### Input material

START

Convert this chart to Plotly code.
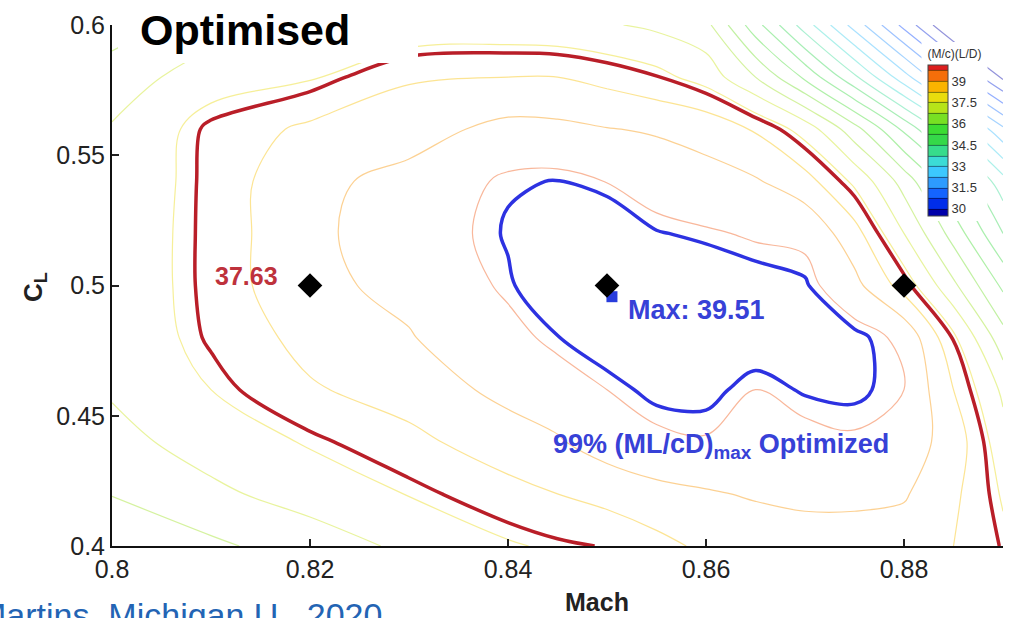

END
START

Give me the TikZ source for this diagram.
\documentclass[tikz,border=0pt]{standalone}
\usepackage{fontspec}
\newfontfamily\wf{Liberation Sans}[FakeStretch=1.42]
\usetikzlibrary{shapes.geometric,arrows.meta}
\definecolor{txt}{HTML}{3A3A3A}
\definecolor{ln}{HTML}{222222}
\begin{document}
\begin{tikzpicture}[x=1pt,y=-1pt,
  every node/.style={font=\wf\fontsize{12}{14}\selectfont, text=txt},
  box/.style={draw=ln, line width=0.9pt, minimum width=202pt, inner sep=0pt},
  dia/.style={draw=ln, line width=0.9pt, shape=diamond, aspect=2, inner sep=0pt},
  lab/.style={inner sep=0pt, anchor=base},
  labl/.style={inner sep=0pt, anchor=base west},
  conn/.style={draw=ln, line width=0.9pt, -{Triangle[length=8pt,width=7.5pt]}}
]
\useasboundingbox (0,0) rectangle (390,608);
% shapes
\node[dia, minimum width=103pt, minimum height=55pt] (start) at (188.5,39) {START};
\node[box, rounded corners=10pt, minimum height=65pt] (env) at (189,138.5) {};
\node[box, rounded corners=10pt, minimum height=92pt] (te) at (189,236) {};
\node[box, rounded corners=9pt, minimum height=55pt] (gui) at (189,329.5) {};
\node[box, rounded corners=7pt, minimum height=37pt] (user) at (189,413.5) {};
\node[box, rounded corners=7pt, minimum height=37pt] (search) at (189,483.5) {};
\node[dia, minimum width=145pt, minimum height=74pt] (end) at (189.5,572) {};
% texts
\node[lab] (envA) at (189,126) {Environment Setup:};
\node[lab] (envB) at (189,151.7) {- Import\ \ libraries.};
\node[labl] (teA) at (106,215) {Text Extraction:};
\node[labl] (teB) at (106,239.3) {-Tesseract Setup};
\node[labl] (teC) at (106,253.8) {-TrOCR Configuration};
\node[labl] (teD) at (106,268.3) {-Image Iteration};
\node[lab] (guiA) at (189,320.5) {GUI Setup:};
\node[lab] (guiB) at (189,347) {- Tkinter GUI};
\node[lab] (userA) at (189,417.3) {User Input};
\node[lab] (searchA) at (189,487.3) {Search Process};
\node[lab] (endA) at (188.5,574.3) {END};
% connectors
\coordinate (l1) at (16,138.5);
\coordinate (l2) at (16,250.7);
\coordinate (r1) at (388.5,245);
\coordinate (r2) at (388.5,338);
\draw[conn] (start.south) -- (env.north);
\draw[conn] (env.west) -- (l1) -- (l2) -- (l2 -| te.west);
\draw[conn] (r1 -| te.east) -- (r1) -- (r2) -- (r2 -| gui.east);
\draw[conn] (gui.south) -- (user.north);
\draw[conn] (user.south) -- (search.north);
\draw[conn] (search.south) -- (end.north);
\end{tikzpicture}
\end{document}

END

### Exercise description
Select and copy each line from the data that includes the word "this".

### Full response
Convert this chart to Plotly code.
Give me the TikZ source for this diagram.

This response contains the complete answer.